### OBJECTIVE
Return, without pictures, the lines from the start of the data through the one that contains "from matplotlib.patches import Polygon".

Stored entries
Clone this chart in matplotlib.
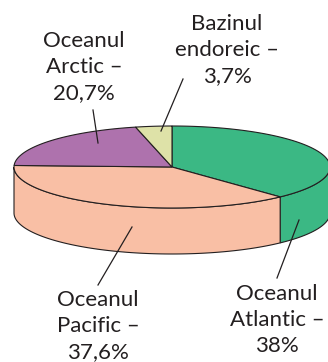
import numpy as np
import matplotlib
matplotlib.use("Agg")
from matplotlib import pyplot as plt
from matplotlib.patches import Polygon

# data
names = ["Oceanul\nAtlantic –\n38%", "Oceanul\nPacific –\n37,6%",
         "Oceanul\nArctic –\n20,7%", "Bazinul\nendoreic –\n3,7%"]
values = [38, 37.6, 20.7, 3.7]
colors = ["#3bb884", "#f9bfa5", "#ae72ad", "#dee2a8"]

# label positions (pixels) and leader lines
label_xy = [(277, 320), (98, 326), (84, 67), (227, 50)]
leaders = [((299, 220), (277, 278)), ((132, 227), (98, 285)),
           ((98, 143), (93, 110)), ((161, 131), (183, 79))]

W, H = 328, 362
cx, cy, rx, ry, depth = 172, 167, 158, 41, 46

fig = plt.figure(figsize=(W / 100, H / 100), dpi=100)
ax = fig.add_axes([0, 0, 1, 1])
ax.set_xlim(0, W)
ax.set_ylim(H, 0)
ax.axis("off")


def pt(t, dy=0):
    return cx + rx * np.cos(t), cy - ry * np.sin(t) + dy


# wedge angles: start at top, go clockwise
total = sum(values)
edges = [np.pi / 2]
for v in values:
    edges.append(edges[-1] - 2 * np.pi * v / total)

# side walls (front half only: angles between -pi and 0)
for i, c in enumerate(colors):
    a0, a1 = edges[i + 1], edges[i]
    lo, hi = max(a0, -np.pi), min(a1, 0)
    if lo >= hi:
        continue
    t = np.linspace(lo, hi, 100)
    xt, yt = pt(t)
    xb, yb = pt(t[::-1], depth)
    poly = np.column_stack([np.concatenate([xt, xb]), np.concatenate([yt, yb])])
    ax.add_patch(Polygon(poly, closed=True, facecolor=c, edgecolor="#231f20", lw=0.8, zorder=1))

# top faces
for i, c in enumerate(colors):
    t = np.linspace(edges[i], edges[i + 1], 150)
    xt, yt = pt(t)
    poly = np.column_stack([np.concatenate([[cx], xt]), np.concatenate([[cy], yt])])
    ax.add_patch(Polygon(poly, closed=True, facecolor=c, edgecolor="#231f20", lw=0.8, zorder=2))

for (p0, p1) in leaders:
    ax.plot([p0[0], p1[0]], [p0[1], p1[1]], color="#231f20", lw=0.9, zorder=3)

for name, (x, y) in zip(names, label_xy):
    ax.text(x, y, name, ha="center", va="center", fontsize=16, family=["Lato", "DejaVu Sans"],
            color="#231f20", linespacing=1.38, zorder=4)

fig.savefig("out.png", dpi=100)
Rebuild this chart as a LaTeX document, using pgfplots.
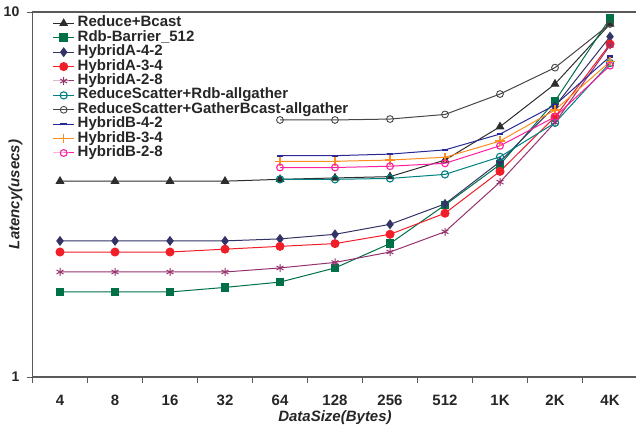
\documentclass[border=0pt]{standalone}
\usepackage{fontspec}
\setmainfont{Liberation Sans}
\usepackage{pgfplots}
\pgfplotsset{compat=1.18}

\definecolor{cBcast}{RGB}{45,45,45}
\definecolor{cRdb}{RGB}{0,112,70}
\definecolor{cA42}{RGB}{51,51,102}
\definecolor{cA34}{RGB}{240,30,40}
\definecolor{cA28}{RGB}{150,50,110}
\definecolor{cRSrdb}{RGB}{0,128,128}
\definecolor{cRSgb}{RGB}{70,70,70}
\definecolor{cB42}{RGB}{40,40,150}
\definecolor{cB34}{RGB}{255,140,30}
\definecolor{cB28}{RGB}{255,30,160}
\definecolor{cAxis}{RGB}{90,90,90}

\begin{document}
\begin{tikzpicture}
\begin{axis}[
  at={(0pt,0pt)}, anchor=south west,
  scale only axis, width=605pt, height=365pt,
  xmin=-0.5, xmax=10.5,
  ymode=log, ymin=1, ymax=10,
  axis lines=left,
  axis line style={-, draw=cAxis, line width=1.1pt},
  tick align=outside,
  xtick={0,...,10},
  xticklabels={4,8,16,32,64,128,256,512,1K,2K,4K},
  major x tick style={draw=none},
  minor xtick={-0.5,0.5,...,10.5},
  minor x tick style={draw=cAxis, line width=0.9pt},
  minor tick length=6pt,
  ytick={1,10}, yticklabels={1,10},
  minor ytick={},
  minor y tick style={draw=none},
  major y tick style={draw=cAxis, line width=0.9pt},
  major tick length=5pt,
  ymajorgrids,
  major grid style={draw=cAxis, line width=1.1pt},
  /pgf/number format/assume math mode=true,
  xticklabel style={font=\fontsize{15}{15}\selectfont\bfseries, color=black!85, anchor=center, yshift=-18pt},
  yticklabel style={font=\fontsize{14}{14}\selectfont\bfseries, color=black!85, anchor=east, inner sep=0pt, xshift=-8pt},
  xlabel={DataSize(Bytes)},
  ylabel={Latency(usecs)},
  xlabel style={font=\fontsize{15}{15}\selectfont\bfseries\itshape, color=black!85, at={(axis description cs:0.5,-41/365)}, anchor=center},
  ylabel style={font=\fontsize{15}{15}\selectfont\bfseries\itshape, color=black!85, at={(axis description cs:-17/605,0.5)}, anchor=center, rotate=0},
  legend cell align=left,
  legend style={
    at={(axis description cs:20/605,1-4/365)}, anchor=north west,
    draw=none, fill=none, inner sep=0pt, row sep=0pt,
    font=\fontsize{15}{15}\selectfont\bfseries,
    text=black!85,
    nodes={inner sep=0pt, text height=10.7pt, text depth=3.7pt},
    /tikz/every odd column/.append style={column sep=3pt},
  },
  legend image code/.code={\draw[mark repeat=2,mark phase=2,#1] plot coordinates {(0pt,0pt) (10.5pt,0pt) (21pt,0pt)};},
  every axis plot/.append style={line width=1pt},
  clip=false,
]

\addplot[cBcast, mark=triangle*, mark size=4.2pt, mark options={fill=cBcast}]
  coordinates {(0,3.44) (1,3.44) (2,3.44) (3,3.44) (4,3.48) (5,3.51) (6,3.54) (7,3.93) (8,4.85) (9,6.35) (10,9.27)};
\addlegendentry{Reduce+Bcast}

\addplot[cRdb, mark=square*, mark size=3.8pt, mark options={fill=cRdb}]
  coordinates {(0,1.71) (1,1.71) (2,1.71) (3,1.76) (4,1.82) (5,1.99) (6,2.32) (7,2.96) (8,3.82) (9,5.70) (10,9.61)};
\addlegendentry{Rdb-Barrier\_512}

\addplot[cA42, mark=diamond*, mark size=4.2pt, mark options={fill=cA42}]
  coordinates {(0,2.36) (1,2.36) (2,2.36) (3,2.36) (4,2.39) (5,2.46) (6,2.62) (7,2.98) (8,3.89) (9,5.52) (10,8.56)};
\addlegendentry{HybridA-4-2}

\addplot[cA34, mark=*, mark size=4pt, mark options={fill=cA34}]
  coordinates {(0,2.20) (1,2.20) (2,2.20) (3,2.24) (4,2.28) (5,2.32) (6,2.46) (7,2.81) (8,3.66) (9,5.16) (10,8.17)};
\addlegendentry{HybridA-3-4}

\addplot[cA28, mark=asterisk, mark size=4pt]
  coordinates {(0,1.94) (1,1.94) (2,1.94) (3,1.94) (4,1.99) (5,2.06) (6,2.20) (7,2.50) (8,3.42) (9,4.98) (10,8.10)};
\addlegendentry{HybridA-2-8}

\addplot[cRSrdb, mark=o, mark size=3.6pt, mark options={fill=white, line width=1.1pt}]
  coordinates {(4,3.48) (5,3.48) (6,3.50) (7,3.59) (8,4.01) (9,4.97) (10,7.25)};
\addlegendentry{ReduceScatter+Rdb-allgather}

\addplot[cRSgb, mark=o, mark size=3.4pt, mark options={fill=white, line width=0.9pt}]
  coordinates {(4,5.06) (5,5.06) (6,5.09) (7,5.24) (8,5.96) (9,7.04) (10,9.27)};
\addlegendentry{ReduceScatter+GatherBcast-allgather}

\addplot[cB42, mark=-, mark size=3.4pt, mark options={line width=2.2pt}]
  coordinates {(4,4.04) (5,4.04) (6,4.08) (7,4.19) (8,4.63) (9,5.56) (10,7.55)};
\addlegendentry{HybridB-4-2}

\addplot[cB34, mark=+, mark size=4.6pt, mark options={line width=1.2pt}]
  coordinates {(4,3.90) (5,3.90) (6,3.93) (7,4.00) (8,4.43) (9,5.39) (10,7.31)};
\addlegendentry{HybridB-3-4}

\addplot[cB28, mark=o, mark size=3.4pt, mark options={fill=white, line width=1.1pt}]
  coordinates {(4,3.75) (5,3.75) (6,3.78) (7,3.85) (8,4.30) (9,5.16) (10,7.13)};
\addlegendentry{HybridB-2-8}

\end{axis}
\pgfresetboundingbox
\useasboundingbox (-32.5pt,-53pt) rectangle (603.5pt,377pt);
\end{tikzpicture}
\end{document}
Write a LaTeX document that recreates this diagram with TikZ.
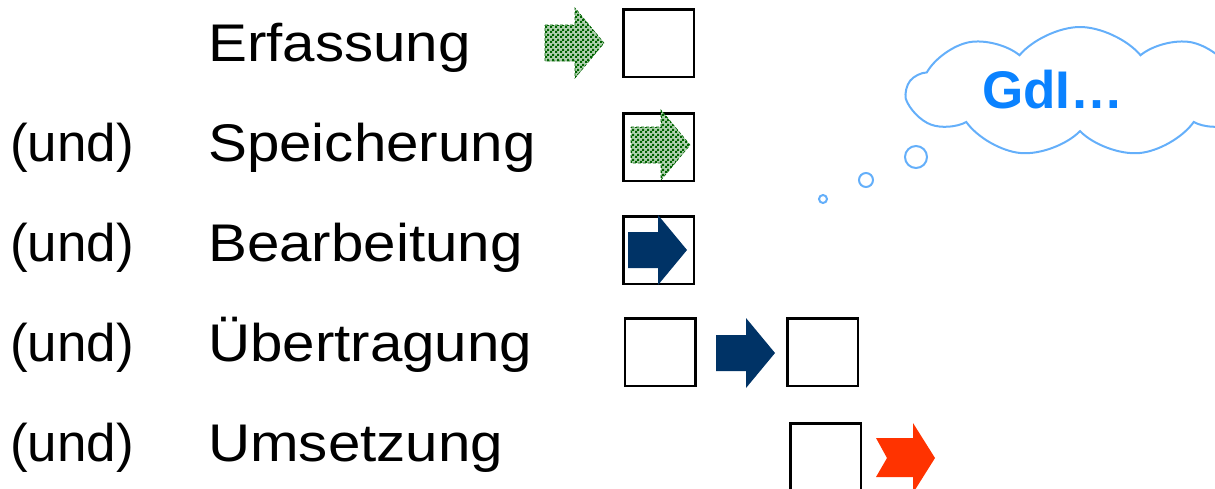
\documentclass[tikz,border=0pt]{standalone}
\usepackage{fontspec}
\setmainfont{Liberation Sans}
\newfontfamily\wortfont[FakeStretch=1.1]{Liberation Sans}
\usetikzlibrary{shapes.symbols,patterns,positioning}
\definecolor{pfeilblau}{RGB}{0,51,102}
\definecolor{pfeilrot}{RGB}{255,51,0}
\definecolor{pfeilgruen}{RGB}{0,100,0}
\definecolor{wolkenrand}{RGB}{100,175,250}
\definecolor{wolkentext}{RGB}{10,130,255}
\newcommand{\lblfont}{\fontsize{53}{60}\selectfont}
\newcommand{\blkarrow}[3]{\path[#1] (#2,#3) ++(0,-18) -- ++(30,0) -- ++(0,-17) -- ++(29,35) -- ++(-29,35) -- ++(0,-17) -- ++(-30,0) -- cycle;}
\pgfdeclarepatternformonly{feinkaro}{\pgfpointorigin}{\pgfpoint{5pt}{5pt}}{\pgfpoint{5pt}{5pt}}{
  \pgfpathrectangle{\pgfpointorigin}{\pgfpoint{2.5pt}{2.5pt}}
  \pgfpathrectangle{\pgfpoint{2.5pt}{2.5pt}}{\pgfpoint{2.5pt}{2.5pt}}
  \pgfusepath{fill}}
\tikzset{
    undsty/.style={anchor=base west, inner sep=0pt, font=\lblfont},
    lblsty/.style={anchor=base west, inner sep=0pt, font=\wortfont\lblfont},
    boxsty/.style={draw, line width=2.5pt, minimum width=70.5pt, minimum height=67.5pt, inner sep=0pt},
    gpsty/.style={fill=pfeilgruen!30, postaction={pattern=feinkaro, pattern color=pfeilgruen}, draw=pfeilgruen, densely dashed, line width=0.6pt},
    bpsty/.style={fill=pfeilblau},
    rpsty/.style={fill=pfeilrot},
    cloudsty/.style={cloud, cloud puffs=9, cloud puff arc=100, cloud ignores aspect, draw=wolkenrand, line width=2pt, minimum width=345pt, minimum height=130pt},
    bubsty/.style={circle, draw=wolkenrand, line width=2pt, inner sep=0pt},
}

\begin{document}
\begin{tikzpicture}[x=1pt,y=-1pt]
\useasboundingbox (0,0) rectangle (1215,488);
\clip (0,0) rectangle (1215,488);

\node[lblsty] (erf) at (208,61) {Erfassung};
\node[undsty] (und1) at (10,161) {(und)};
\node[lblsty] (spe) at (208,161) {Speicherung};
\node[undsty] (und2) at (10,261) {(und)};
\node[lblsty] (bea) at (208,261) {Bearbeitung};
\node[undsty] (und3) at (10,361) {(und)};
\node[lblsty] (ueb) at (208,361) {Übertragung};
\node[undsty] (und4) at (10,461) {(und)};
\node[lblsty] (ums) at (208,461) {Umsetzung};

\node[boxsty] (erfbox) at (658.5,43) {};
\node[boxsty] (spebox) at (658.5,147) {};
\node[boxsty] (beabox) at (658.5,250) {};
\node[boxsty] (uebboxA) at (660,352) {};
\node[boxsty] (uebboxB) at (822.5,352) {};
\node[boxsty] (umsbox) at (825.5,457) {};

\blkarrow{gpsty}{545}{43}
\blkarrow{gpsty}{631}{145}
\blkarrow{bpsty}{628}{250}
\blkarrow{bpsty}{716}{353}
\path[rpsty] (876,438) -- (913,438) -- (913,423) -- (935,458) -- (913,493) -- (913,477) -- (876,477) -- (887,458) -- cycle;

\node[cloudsty] (wolke) at (1080,92) {};
\node[inner sep=0pt, text=wolkentext, font=\fontsize{53}{60}\selectfont\bfseries] (gdi) at (1053,90) {GdI…};
\node[bubsty, minimum size=22pt] (blaseA) at (916,157) {};
\node[bubsty, minimum size=14pt] (blaseB) at (866,180) {};
\node[bubsty, minimum size=8pt] (blaseC) at (823,199) {};
\end{tikzpicture}
\end{document}
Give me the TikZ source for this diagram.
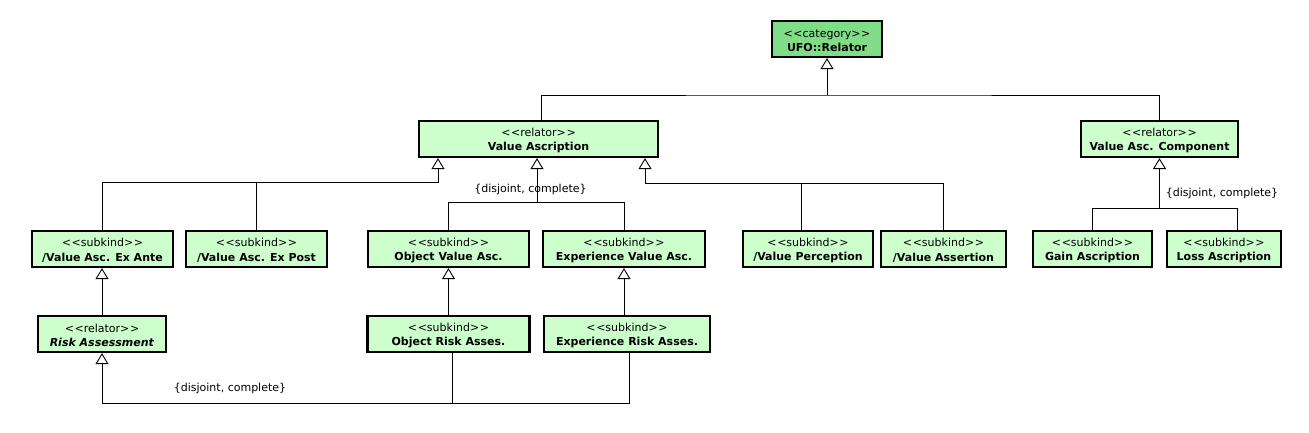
\documentclass[tikz,border=0pt]{standalone}
\usepackage{fontspec}
\setmainfont{DejaVu Sans}
\usetikzlibrary{arrows.meta}
\definecolor{lightg}{RGB}{204,255,204}
\definecolor{darkg}{RGB}{128,220,134}
\newcommand{\stereo}[1]{\rule{0pt}{11pt}<\kern0.6pt<#1>\kern0.6pt>}
\begin{document}
\begin{tikzpicture}[x=1pt,y=-1pt,
  cls/.style={draw, line width=2.2pt, fill=lightg, align=center, inner sep=0pt,
    font=\fontsize{11}{14.5}\selectfont, minimum height=36pt},
  conn/.style={line width=0.9pt},
  gen/.style={conn, -{Triangle[open,width=13pt,length=11pt,fill=white]}},
  lbl/.style={font=\fontsize{11}{13}\selectfont, inner sep=0pt}]
\useasboundingbox (0,0) rectangle (1309,432);
% classes
\node[cls, fill=darkg, minimum width=110pt] (rel) at (827,39) {\stereo{category}\\\textbf{UFO::Relator}};
\node[cls, minimum width=239pt] (va) at (538.5,139) {\stereo{relator}\\\textbf{Value Ascription}};
\node[cls, minimum width=157pt] (vac) at (1159.5,139) {\stereo{relator}\\\textbf{Value Asc. Component}};
\node[cls, minimum width=141pt] (exante) at (102.5,249) {\stereo{subkind}\\\textbf{/Value Asc. Ex Ante}};
\node[cls, minimum width=141pt] (expost) at (256.5,249) {\stereo{subkind}\\\textbf{/Value Asc. Ex Post}};
\node[cls, minimum width=161pt] (ova) at (448.5,249) {\stereo{subkind}\\\textbf{Object Value Asc.}};
\node[cls, minimum width=162pt] (eva) at (624,249) {\stereo{subkind}\\\textbf{Experience Value Asc.}};
\node[cls, minimum width=130pt] (vp) at (808,249) {\stereo{subkind}\\\textbf{/Value Perception}};
\node[cls, minimum width=125pt] (vas) at (943.5,249) {\stereo{subkind}\\\textbf{/Value Assertion}};
\node[cls, minimum width=119pt] (gain) at (1092.5,249) {\stereo{subkind}\\\textbf{Gain Ascription}};
\node[cls, minimum width=114pt] (loss) at (1224,249) {\stereo{subkind}\\\textbf{Loss Ascription}};
\node[cls, minimum width=128pt] (risk) at (102,334) {\stereo{relator}\\\textbf{\textit{Risk Assessment}}};
\node[cls, minimum width=162pt] (ora) at (448.5,334) {\stereo{subkind}\\\textbf{Object Risk Asses.}};
\node[cls, minimum width=166pt] (era) at (627,334) {\stereo{subkind}\\\textbf{Experience Risk Asses.}};
% junctions
\coordinate (j1) at (827,95);
\coordinate (j2) at (438,182);
\coordinate (j3) at (537,202);
\coordinate (j4) at (645,183);
\coordinate (j5) at (1159.5,208);
\coordinate (j6) at (102,403);
% UFO::Relator
\draw[gen] (j1) -- (rel.south);
\draw[conn] ([xshift=2.5pt]va.north) |- (j1) -| (vac.north);
% Value Ascription left
\draw[gen] (exante.north) |- (j2) -- (j2 |- va.south);
\draw[conn] (expost.north) |- (j2);
% Value Ascription middle
\draw[gen] (ova.north) |- (j3) -- (j3 |- va.south);
\draw[conn] (eva.north) |- (j3);
\node[lbl] (l1) at (530.5,189) {\{disjoint, complete\}};
% Value Ascription right
\draw[gen] (vas.north) |- (j4) -- (j4 |- va.south);
\draw[conn] ([xshift=-7pt]vp.north) |- (j4);
% Value Asc. Component
\draw[gen] (gain.north) |- (j5) -- (vac.south);
\draw[conn] ([xshift=13pt]loss.north) |- (j5);
\node[lbl] (l2) at (1222,193) {\{disjoint, complete\}};
% second level
\draw[gen] (risk.north) -- (risk.north |- exante.south);
\draw[gen] (ora.north) -- (ora.north |- ova.south);
\draw[gen] (eva.south |- era.north) -- (eva.south);
% bottom
\draw[gen] (j6) -- (risk.south);
\draw[conn] ([xshift=3.5pt]ora.south) |- (j6);
\draw[conn] ([xshift=2pt]era.south) |- (j6);
\node[lbl] (l3) at (230,388) {\{disjoint, complete\}};
\end{tikzpicture}
\end{document}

### FINAL ANSWER
Clone this chart in matplotlib.
import numpy as np
import matplotlib
matplotlib.use("Agg")
from matplotlib import pyplot as plt
from matplotlib.patches import Polygon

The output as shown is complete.